Lebih lanjut LaNyalla mengatakan, sebagai salah satu jalan keluar tercepat adalah Negara perlu membentuk Badan Otorita Reforma Agraria dan segera menyusun Rancangan Undang-Undang Reforma Agraria.
“Ini supaya implementasi dari UUPA lebih konkret dan terukur. Sehingga tidak ada atas nama proyek strategis nasional yang memaksa alih fungsi lahan pertanian dan konsesi lahan skala besar kepada oligarki,” tandasnya.

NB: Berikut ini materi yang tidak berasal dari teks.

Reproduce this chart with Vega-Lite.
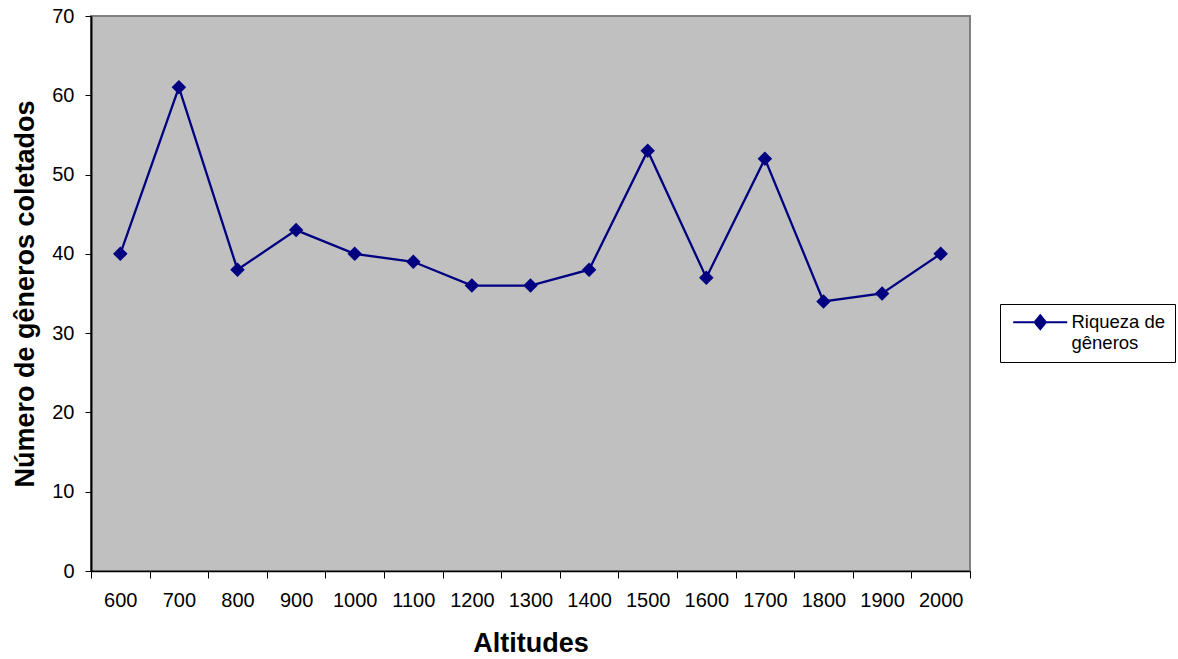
{
  "$schema": "https://vega.github.io/schema/vega-lite/v6.json",
  "width": 879,
  "height": 555,
  "autosize": {"type": "none"},
  "padding": {"left": 91, "top": 16, "right": 208, "bottom": 88},
  "background": "white",
  "config": {
    "font": "Liberation Sans",
    "view": {"fill": "#C0C0C0", "stroke": "#808080", "strokeWidth": 2}
  },
  "data": {
    "values": [
      {"altitude": 600, "generos": 40},
      {"altitude": 700, "generos": 61},
      {"altitude": 800, "generos": 38},
      {"altitude": 900, "generos": 43},
      {"altitude": 1000, "generos": 40},
      {"altitude": 1100, "generos": 39},
      {"altitude": 1200, "generos": 36},
      {"altitude": 1300, "generos": 36},
      {"altitude": 1400, "generos": 38},
      {"altitude": 1500, "generos": 53},
      {"altitude": 1600, "generos": 37},
      {"altitude": 1700, "generos": 52},
      {"altitude": 1800, "generos": 34},
      {"altitude": 1900, "generos": 35},
      {"altitude": 2000, "generos": 40}
    ]
  },
  "mark": {
    "type": "line",
    "strokeWidth": 2.3,
    "point": {"filled": true, "shape": "diamond", "size": 210}
  },
  "encoding": {
    "x": {
      "field": "altitude",
      "type": "ordinal",
      "scale": {"type": "band", "paddingInner": 0, "paddingOuter": 0},
      "axis": {
        "title": "Altitudes",
        "titleFontSize": 27,
        "titleFontWeight": "bold",
        "titleColor": "black",
        "titlePadding": 20,
        "labelFontSize": 20,
        "labelColor": "black",
        "labelAngle": 0,
        "labelPadding": 12,
        "tickBand": "extent",
        "tickSize": 7,
        "tickColor": "black",
        "domainColor": "black",
        "domainWidth": 1.5,
        "grid": false
      }
    },
    "y": {
      "field": "generos",
      "type": "quantitative",
      "scale": {"domain": [0, 70]},
      "axis": {
        "title": "Número de gêneros coletados",
        "titleFontSize": 27,
        "titleFontWeight": "bold",
        "titleColor": "black",
        "titlePadding": 12,
        "values": [0, 10, 20, 30, 40, 50, 60, 70],
        "labelFontSize": 20,
        "labelColor": "black",
        "labelPadding": 11,
        "tickSize": 6,
        "tickColor": "black",
        "domainColor": "black",
        "domainWidth": 2,
        "grid": false
      }
    },
    "color": {
      "datum": "Riqueza de gêneros",
      "scale": {"range": ["#000080"]},
      "legend": {
        "orient": "none",
        "legendX": 909,
        "legendY": 288,
        "title": null,
        "strokeColor": "black",
        "fillColor": "white",
        "padding": 9,
        "labelFontSize": 18.5,
        "labelColor": "black",
        "labelExpr": "['Riqueza de', 'gêneros']",
        "labelOffset": 22,
        "symbolType": "M-3.86,0L3.86,0M0,-1L0.81,0L0,1L-0.81,0Z",
        "symbolSize": 196,
        "symbolOffset": 22,
        "symbolStrokeWidth": 2,
        "symbolFillColor": "#000080",
        "symbolStrokeColor": "#000080"
      }
    }
  }
}
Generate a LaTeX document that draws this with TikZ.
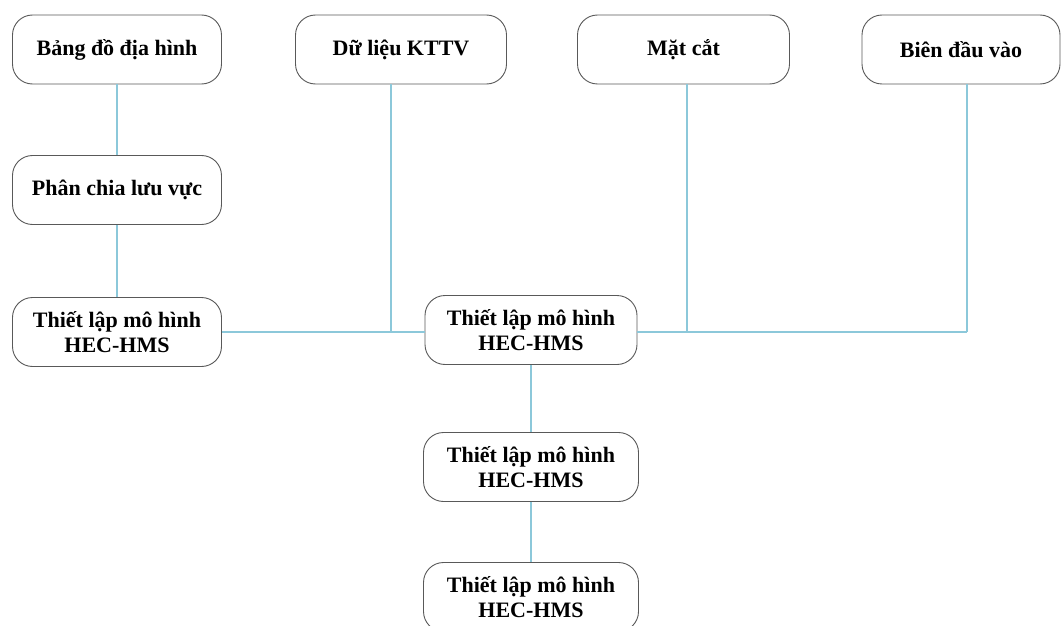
\documentclass[tikz,border=0pt]{standalone}
\usepackage{fontspec}
\setmainfont{Liberation Serif}
\begin{document}
\begin{tikzpicture}[x=1pt,y=-1pt,
  box/.style={draw=black!65, line width=0.9pt, rounded corners=20pt, fill=white,
    minimum width=209pt, minimum height=69pt, align=center, inner sep=0pt,
    font=\bfseries\fontsize{22}{25}\selectfont},
  lk/.style={draw={rgb,255:red,140;green,200;blue,218}, line width=1.5pt}]
\useasboundingbox (0,0) rectangle (1061,626);
\clip (0,0) rectangle (1061,626);
\fill[white] (0,0) rectangle (1061,626);
% top row
\node[box] (bd) at (117,49.5) {Bảng đồ địa hình};
\node[box, minimum width=211pt] (kt) at (401,49.5) {Dữ liệu KTTV};
\node[box, minimum width=212pt] (mc) at (683.5,49.5) {Mặt cắt};
\node[box, minimum width=198pt] (bv) at (961,49.5) {Biên đầu vào};
% left column
\node[box] (pc) at (117,190) {Phân chia lưu vực};
\node[box] (h1) at (117,332) {Thiết lập mô hình\\HEC-HMS};
% middle column
\node[box, minimum width=212pt] (h2) at (531,330) {Thiết lập mô hình\\HEC-HMS};
\node[box, minimum width=215pt] (h3) at (531,467) {Thiết lập mô hình\\HEC-HMS};
\node[box, minimum width=215pt] (h4) at (531,597) {Thiết lập mô hình\\HEC-HMS};
% junctions
\coordinate (jk) at (391,332);
\coordinate (jm) at (687,332);
\coordinate (jb) at (967,332);
% connectors
\draw[lk] (bd.south) -- (pc.north);
\draw[lk] (pc.south) -- (h1.north);
\draw[lk] (h1.east |- jk) -- (h2.west |- jk);
\draw[lk] (kt.south -| jk) -- (jk);
\draw[lk] (h2.east |- jb) -- (jb);
\draw[lk] (mc.south -| jm) -- (jm);
\draw[lk] (bv.south -| jb) -- (jb);
\draw[lk] (h2.south) -- (h3.north);
\draw[lk] (h3.south) -- (h4.north);
\end{tikzpicture}
\end{document}
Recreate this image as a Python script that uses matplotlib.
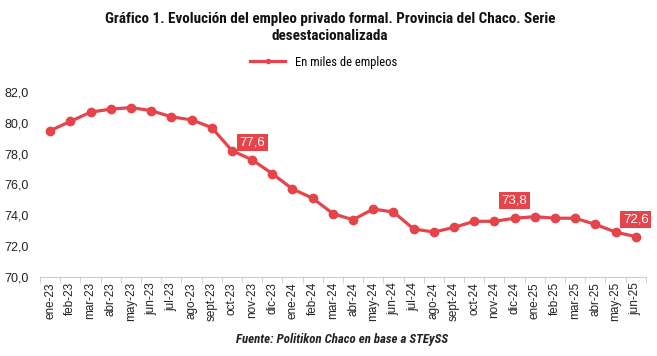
import numpy as np
import matplotlib.pyplot as plt

meses = ["ene-23", "feb-23", "mar-23", "abr-23", "may-23", "jun-23", "jul-23", "ago-23",
         "sept-23", "oct-23", "nov-23", "dic-23", "ene-24", "feb-24", "mar-24", "abr-24",
         "may-24", "jun-24", "jul-24", "ago-24", "sept-24", "oct-24", "nov-24", "dic-24",
         "ene-25", "feb-25", "mar-25", "abr-25", "may-25", "jun-25"]
empleo = [79.5, 80.1, 80.7, 80.9, 81.0, 80.8, 80.4, 80.2, 79.7, 78.2, 77.6, 76.7,
          75.7, 75.1, 74.1, 73.7, 74.4, 74.2, 73.1, 72.9, 73.2, 73.6, 73.6, 73.8,
          73.9, 73.8, 73.8, 73.4, 72.9, 72.6]
destacados = ["nov-23", "dic-24", "jun-25"]

rojo = "#E5444A"
cond = ["Roboto Condensed", "DejaVu Sans"]
arial = ["Liberation Sans", "DejaVu Sans"]

fig = plt.figure(figsize=(6.57, 3.56), dpi=100)
ax = fig.add_axes([0.061, 0.223, 0.922, 0.518])

x = np.arange(len(meses))
ax.plot(x, empleo, color=rojo, linewidth=2.3, marker="o", markersize=6,
        label="En miles de empleos")

# etiquetas de valores destacados
for m in destacados:
    i = meses.index(m)
    ax.annotate(f"{empleo[i]:.1f}".replace(".", ","), (x[i], empleo[i]),
                xytext=(0, 12.5), textcoords="offset points", ha="center", va="center",
                color="white", fontsize=9.5, family=arial,
                bbox=dict(boxstyle="square,pad=0.2", fc=rojo, ec="none"))

ax.set_xlim(-0.5, len(meses) - 0.5)
ax.set_ylim(70, 82)
yt = np.arange(70, 83, 2)
ax.set_yticks(yt)
ax.set_yticklabels([f"{v:.1f}".replace(".", ",") for v in yt],
                   fontsize=9, color="#222222", family=arial)
ax.set_xticks(x)
ax.set_xticklabels(meses, rotation=90, fontsize=8.5, color="#222222", family=arial)
ax.set_xticks(np.arange(-0.5, len(meses), 1), minor=True)
ax.tick_params(axis="x", which="major", length=0, pad=4)
ax.tick_params(axis="x", which="minor", length=4, color="#cccccc")
ax.tick_params(axis="y", length=0, pad=8)

for s in ["top", "right", "left"]:
    ax.spines[s].set_visible(False)
ax.spines["bottom"].set_color("#cccccc")

fig.text(0.502, 0.923, "Gráfico 1. Evolución del empleo privado formal. Provincia del Chaco. Serie\ndesestacionalizada",
         ha="center", va="center", fontsize=10.9, fontweight="bold", family=cond,
         linespacing=1.3, color="#111111")
ax.legend(loc="center", bbox_to_anchor=(0.493, 0.825), bbox_transform=fig.transFigure,
          frameon=False, handlelength=2.8, markerscale=0.5,
          prop={"family": cond, "size": 9})
fig.text(0.52, 0.045, "Fuente: Politikon Chaco en base a STEySS", ha="center", va="center",
         fontsize=9.3, fontweight="bold", fontstyle="italic", family=cond, color="#222222")

fig.savefig("out.png", dpi=100)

Karena negara, imbuhnya, sejak era kemerdekaan, sejatinya sudah tidak memiliki tanah, hanya menguasai tanah. Karena setelah Indonesia merdeka, para pendiri bangsa membuang azas domein verklaring (pemilikan tanah oleh pemerintah kolonial belanda).
“Dan menjadi “dikuasai negara” yang termaktub di dalam Pasal 33 Ayat (3) UUD 1945, Bumi dan air dan kekayaan alam yang terkandung di dalamnya dikuasai oleh negara dan dipergunakan untuk sebesar-besar kemakmuran rakyat. Ini semangat dari kemerdekaan Indonesia,” tukasnya.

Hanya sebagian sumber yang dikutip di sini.